I do a lot of marriage counseling. Hardly a week goes by that I am not confronted with a couple in marital crises where one of them tells me about what love language their spouse is missing, or how their love cup/tank runneth dry. This teaching is found in popular self-help marriage books like Gary Chapman’s The 5 Love Languages (hereafter 5LL).  These concepts have so infiltrated the church that virtually every couple in trouble is aware of some aspect of them. Some even come with lists of ways their spouse does not meet their emotional needs.
In his book, Seeing with New Eyes, David Powlison states, “The core premises of 5LL are simply false” and I agree with him. This methodology sets up a “give to get” mentality within marriage, and places enlightened self-interest at the forefront of marital interaction. It removes the obligation to love one another selflessly as a response to receiving Christ-like love.

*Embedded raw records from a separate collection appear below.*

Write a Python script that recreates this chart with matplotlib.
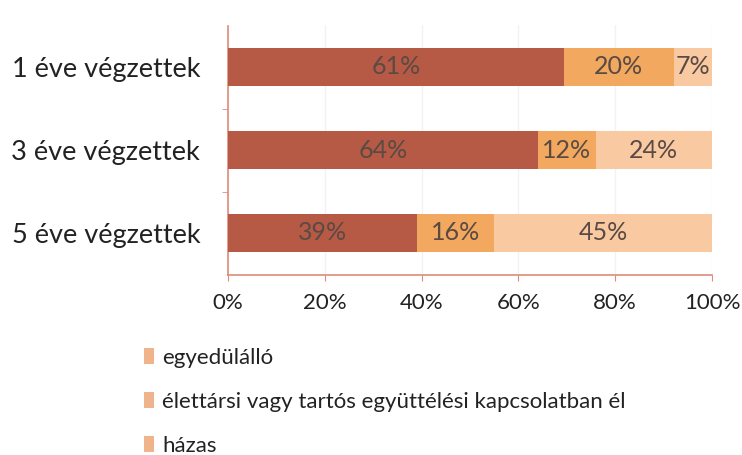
import matplotlib
matplotlib.use("Agg")
import matplotlib.pyplot as plt
from matplotlib.patches import Patch
import numpy as np

categories = ["1 éve végzettek", "3 éve végzettek", "5 éve végzettek"]
series_names = ["egyedülálló", "élettársi vagy tartós együttélési kapcsolatban él", "házas"]
egyedulallo = [61, 64, 39]
elettarsi = [20, 12, 16]
hazas = [7, 24, 45]
xtick_labels = ["0%", "20%", "40%", "60%", "80%", "100%"]

colors = ["#B65A45", "#F2A85E", "#F9C9A2"]
legend_color = "#F0B48C"
axis_color = "#DE8C78"
text_color = "#5A4A44"

plt.rcParams['font.family'] = ['Lato', 'DejaVu Sans']

fig = plt.figure(figsize=(7.42, 4.55), dpi=100)
ax = fig.add_axes([228/742, 1-274.5/455, 484/742, 249/455])

data = np.array([egyedulallo, elettarsi, hazas], dtype=float)
totals = data.sum(axis=0)
pct = data / totals * 100
y = np.arange(len(categories))
left = np.zeros(len(categories))
for i in range(3):
    bars = ax.barh(y, pct[i], left=left, height=0.45, color=colors[i], zorder=3)
    for j, b in enumerate(bars):
        cx = left[j] + pct[i][j] / 2
        ax.text(cx, y[j], f"{int(data[i][j])}%", ha="center", va="center",
                fontsize=18, color=text_color, zorder=4)
    left += pct[i]

ax.set_xlim(0, 100)
ax.set_ylim(len(categories) - 0.5, -0.5)
ax.set_yticks(y)
ax.set_yticklabels(categories, fontsize=19.5, color="#222222")
ax.set_xticks(np.arange(0, 101, 20))
ax.set_xticklabels(xtick_labels, fontsize=16, color="#222222")
ax.set_yticks([0.5, 1.5], minor=True)
ax.tick_params(axis='y', which='major', length=0, pad=20)
ax.tick_params(axis='y', which='minor', length=4, color=axis_color, direction='out')
ax.tick_params(axis='x', length=4, color=axis_color, pad=9)
ax.grid(axis='x', color="#F2F2F2", linewidth=1, zorder=0)
for s in ["top", "right"]:
    ax.spines[s].set_visible(False)
for s in ["left", "bottom"]:
    ax.spines[s].set_color(axis_color)
    ax.spines[s].set_linewidth(1.2)

handles = [Patch(facecolor=legend_color, edgecolor='none') for _ in series_names]
fig.legend(handles, series_names, loc="upper left", bbox_to_anchor=(128/742, 1-332/455),
           frameon=False, fontsize=16, handlelength=0.45, handleheight=0.7,
           handletextpad=0.4, labelspacing=1.08, labelcolor="#222222",
           borderpad=0.2)

fig.savefig("out.png", dpi=100)
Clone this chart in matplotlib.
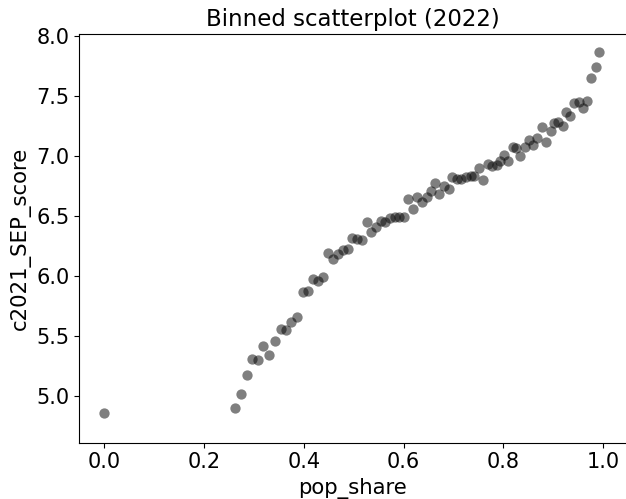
import matplotlib
matplotlib.use("Agg")
import matplotlib.pyplot as plt

pop_share = [0.000, 0.261, 0.273, 0.285, 0.295, 0.307, 0.319, 0.330, 0.342, 0.354,
             0.364, 0.375, 0.386, 0.398, 0.409, 0.418, 0.429, 0.439, 0.449, 0.459,
             0.469, 0.479, 0.488, 0.497, 0.507, 0.516, 0.526, 0.535, 0.544, 0.554,
             0.563, 0.573, 0.582, 0.591, 0.601, 0.609, 0.618, 0.627, 0.637, 0.646,
             0.654, 0.663, 0.671, 0.681, 0.690, 0.697, 0.706, 0.715, 0.724, 0.734,
             0.741, 0.750, 0.759, 0.768, 0.777, 0.786, 0.793, 0.801, 0.810, 0.820,
             0.826, 0.834, 0.843, 0.851, 0.860, 0.868, 0.877, 0.885, 0.895, 0.902,
             0.910, 0.919, 0.926, 0.934, 0.942, 0.951, 0.959, 0.968, 0.976, 0.985,
             0.992]
sep_score = [4.858, 4.900, 5.017, 5.172, 5.310, 5.297, 5.417, 5.344, 5.456, 5.558,
             5.550, 5.617, 5.658, 5.867, 5.878, 5.978, 5.961, 5.989, 6.189, 6.142,
             6.181, 6.217, 6.228, 6.317, 6.306, 6.300, 6.447, 6.367, 6.406, 6.461,
             6.450, 6.483, 6.494, 6.489, 6.494, 6.642, 6.558, 6.656, 6.619, 6.661,
             6.711, 6.772, 6.683, 6.750, 6.722, 6.828, 6.806, 6.806, 6.822, 6.833,
             6.833, 6.900, 6.803, 6.933, 6.920, 6.922, 6.961, 7.006, 6.956, 7.072,
             7.070, 7.000, 7.075, 7.130, 7.089, 7.150, 7.240, 7.118, 7.205, 7.272,
             7.285, 7.250, 7.367, 7.330, 7.444, 7.453, 7.397, 7.461, 7.647, 7.744,
             7.867]

fig = plt.figure(figsize=(6.26, 4.99), dpi=100)
ax = fig.add_axes([0.1267, 0.1132, 0.8733, 0.8187])

ax.scatter(pop_share, sep_score, s=55, color="black", alpha=0.5, linewidths=0)

ax.set_xlim(-0.0501, 1.0455)
ax.set_ylim(4.6125, 8.0167)
ax.set_xticks([0.0, 0.2, 0.4, 0.6, 0.8, 1.0])
ax.set_yticks([5.0, 5.5, 6.0, 6.5, 7.0, 7.5, 8.0])
ax.spines["right"].set_visible(False)
ax.tick_params(labelsize=15)

ax.set_title("Binned scatterplot (2022)", fontsize=16.5)
ax.set_xlabel("pop_share", fontsize=15.3)
ax.set_ylabel("c2021_SEP_score", fontsize=15.3)

fig.savefig("out.png", dpi=100)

Like other books that integrate psychological thought with Christianity, 5LL places emotional needs before spiritual ones and elevates the desires of the heart to places of prominence.  In this paradigm, everything is focused on how my spouse can and should meet “my needs.”  
The love-language paradigm ignores the fact that our hearts are idol factories and human beings will always choose self-worship and demand others worship them before selfless worship of God. The truth is, our “needs” are a never-ending stream of selfishness, self-focus, self-worship, and self-satisfaction that no human being can ever satisfy. 
As a Biblical Counselor, I must be able to clearly (and biblically) articulate the problems found in troubled marriages, and then be able to correct wrong and sinful beliefs as I train my counselee’s in righteousness.
I do this by focusing on Christ’s love languages of grace, mercy, unconditional love, forgiveness, selflessness, sacrifice, repentance, and faith.  This list is clearly incomplete but the rest are easily found within the chapters and books of the greatest love letter ever written, The Bible.  I point my counselees who are in the middle of marital messiness to the Word of God for answers and direction, and not a self-help book.
If you are presently looking for help with a marriage problem, I urge you to find a biblical counselor who will rely on Gods sufficient Word to help you with your problems.